Gossamer Forum
Home : General : Perl Programming :

file: checking for duplicates

Quote Reply
file: checking for duplicates
hi,

Having a large file (20 Mb) consisting out of 6 fields separated by the pipe symbol.

Field 2 in this file is an URL

I am searching for a snippet of perl-code that would eliminate duplicates of this file, based on checking field 2 (the URL)

Something as: read the complete file1.db and if field-2 is not duplicate then write to a new file called file2.db

Maybe first the file has to be sorted on field 2 before to start eliminate the duplicates that occure in field 2 ???

Thanks
Quote Reply
Re: [sanuk] file: checking for duplicates In reply to
Code:
my $db1 = '/path/to/db1.db';
my $db2 = '/path/to/db2.db';
my %log = ();

open DB1, $db1 or die $!;
open DB2, ">$db2" or die $!;
flock DB2, 2;
while (<DB1>) {
my @row = split /\|/;
print DB2 unless ($log{$row[1]}++);
}
close DB2;
close DB1;
Quote Reply
Re: [Paul] file: checking for duplicates In reply to
thanks,

I have to admit that I don't understand what is happening, but I have no doubt it will work.

Before testing it on my real file (20 Mb), would it be possible to include a third file, let's call it db3, to store all the rejected or duplicate lines and this as a security and for checking the results ??

Thanks,
Quote Reply
Re: [sanuk] file: checking for duplicates In reply to
Sure, just change unless to if
Quote Reply
Re: [Paul] file: checking for duplicates In reply to
Hi Paul,

Sorry to disturbe you again !

As I do not want to just copy and paste a snippet of code, but I also would like to learn and understand.

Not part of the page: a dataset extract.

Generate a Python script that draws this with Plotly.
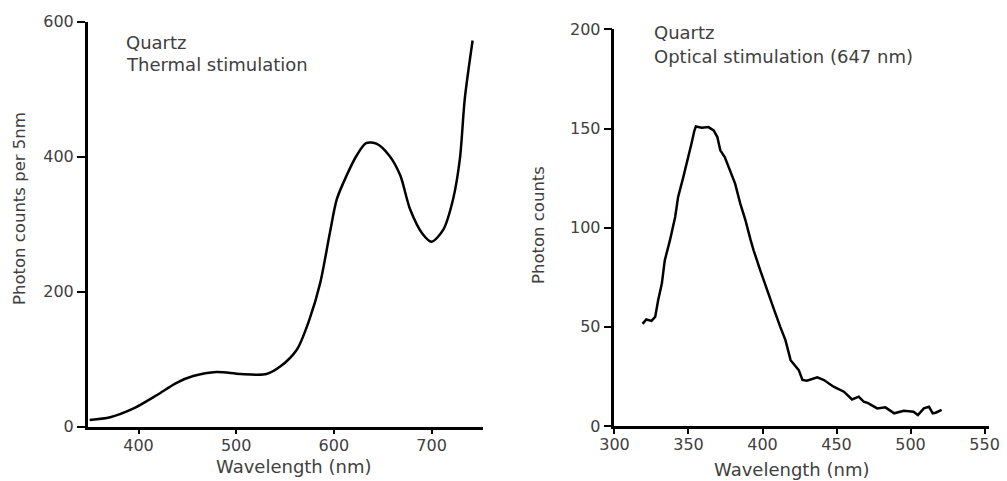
import plotly.graph_objects as go

# Left panel: thermal stimulation
thermal_wl = [350, 371, 395, 419, 439, 456, 480, 504, 531, 545, 562, 575, 586, 596, 603,
              613, 623, 633, 644, 657, 668, 678, 691, 700, 712, 722, 729, 734, 742]
thermal_counts = [10, 14, 27, 47, 65, 75, 81, 78, 78, 89, 114, 159, 213, 288, 337,
                  372, 401, 420, 419, 401, 372, 322, 285, 274, 292, 337, 397, 486, 572]

# Right panel: optical stimulation (647 nm)
optical_wl = [319, 321.5, 325, 327.5, 329.5, 332, 334, 337.5, 341, 343, 346.5, 350, 352, 354,
              355, 359, 363.5, 367, 369.5, 370.5, 371.5, 374.5, 378, 381.5, 385, 388.5, 392,
              394, 398.5, 403, 407.5, 412, 415.5, 419, 424.5, 427, 430, 437, 441.5, 448, 455,
              460.5, 465, 468.5, 471, 477.5, 483, 489, 495.5, 502, 505, 509, 512.5, 515, 517, 521]
optical_counts = [51.5, 53.7, 53, 55, 63.4, 71.8, 83.6, 93.7, 105.4, 115.5, 125.5, 135.6, 142.3,
                  149, 151, 150.4, 150.7, 149, 145.7, 142.3, 139, 135.6, 128.9, 122.2, 112.1,
                  103.7, 93.7, 88.6, 78.5, 68.5, 59.3, 50, 43.3, 33.2, 28.2, 23.2, 22.8, 24.5,
                  23.2, 19.8, 17.3, 13.4, 14.8, 12.2, 11.7, 8.9, 9.4, 6.4, 7.7, 7.2, 5.5, 8.9,
                  9.7, 6.4, 6.7, 8.1]

left_xticks = [400, 500, 600, 700]
left_yticks = [0, 200, 400, 600]
right_xticks = [300, 350, 400, 450, 500, 550]
right_yticks = [0, 50, 100, 150, 200]

FONT = "DejaVu Sans"
TXT = "#404040"
H = 481.0
W = 1007.0

def py(p):
    return 1 - p / H

def px(p):
    return p / W

fig = go.Figure()
fig.add_trace(go.Scatter(x=thermal_wl, y=thermal_counts, mode="lines",
                         line=dict(color="black", width=2.5, shape="spline", smoothing=0.8),
                         xaxis="x", yaxis="y", showlegend=False))
fig.add_trace(go.Scatter(x=optical_wl, y=optical_counts, mode="lines",
                         line=dict(color="black", width=2.5),
                         xaxis="x2", yaxis="y2", showlegend=False))

axis_common = dict(showline=True, linecolor="black", linewidth=2.5, ticks="outside",
                   tickwidth=1.5, tickcolor="black", showgrid=False, automargin=False,
                   zeroline=False, tickfont=dict(family=FONT, size=16, color=TXT))

fig.update_layout(
    template="none",
    width=1007, height=481,
    margin=dict(l=0, r=0, t=0, b=0),
    paper_bgcolor="white", plot_bgcolor="white",
    font=dict(family=FONT, color=TXT),
    xaxis=dict(domain=[0.0871, 0.480], range=[348, 753], tickvals=left_xticks,
               anchor="y", ticklen=5, ticklabelstandoff=-3, **axis_common),
    yaxis=dict(domain=[0.1129, 0.955], range=[0, 600], tickvals=left_yticks,
               anchor="x", ticklen=8, **axis_common),
    xaxis2=dict(domain=[0.6102, 0.9821], range=[300, 553], tickvals=right_xticks,
                anchor="y2", ticklen=5, ticklabelstandoff=-3, **axis_common),
    yaxis2=dict(domain=[0.1143, 0.939], range=[0, 200], tickvals=right_yticks,
                anchor="x2", ticklen=8, **axis_common),
    annotations=[
        # axis titles
        dict(text="Wavelength (nm)", x=px(294), y=py(466), xref="paper", yref="paper",
             xanchor="center", yanchor="middle", showarrow=False,
             font=dict(family=FONT, size=18, color=TXT)),
        dict(text="Photon counts per 5nm", x=px(20), y=py(209), xref="paper", yref="paper",
             xanchor="center", yanchor="middle", showarrow=False, textangle=-90,
             font=dict(family=FONT, size=16.5, color=TXT)),
        dict(text="Wavelength (nm)", x=px(792), y=py(469), xref="paper", yref="paper",
             xanchor="center", yanchor="middle", showarrow=False,
             font=dict(family=FONT, size=18, color=TXT)),
        dict(text="Photon counts", x=px(538), y=py(225), xref="paper", yref="paper",
             xanchor="center", yanchor="middle", showarrow=False, textangle=-90,
             font=dict(family=FONT, size=16.5, color=TXT)),
        # panel labels
        dict(text="Quartz", x=px(124), y=py(42), xref="paper", yref="paper",
             xanchor="left", yanchor="middle", showarrow=False,
             font=dict(family=FONT, size=18, color=TXT)),
        dict(text="Thermal stimulation", x=px(124), y=py(65), xref="paper", yref="paper",
             xanchor="left", yanchor="middle", showarrow=False,
             font=dict(family=FONT, size=18, color=TXT)),
        dict(text="Quartz", x=px(652), y=py(33), xref="paper", yref="paper",
             xanchor="left", yanchor="middle", showarrow=False,
             font=dict(family=FONT, size=18, color=TXT)),
        dict(text="Optical stimulation (647 nm)", x=px(652), y=py(57), xref="paper", yref="paper",
             xanchor="left", yanchor="middle", showarrow=False,
             font=dict(family=FONT, size=18, color=TXT)),
    ],
)

fig.write_html("out.html")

Could you please explain what

unless ($log{$row[1]}++);

exactly does

I have to confess that I have been looking at this for hours without understanding the magic of it.

Thanks,
Quote Reply
Re: [sanuk] file: checking for duplicates In reply to
It creates a hash key named by URL and then tests if it has a value (ie, if it has been defined already) and if not it is saved and it's value increased by 1 (that's the ++ bit). Then if a duplicate URL is found the "unless" block will return true meaning that this URL has been found with a value of 1 and so it will be skipped.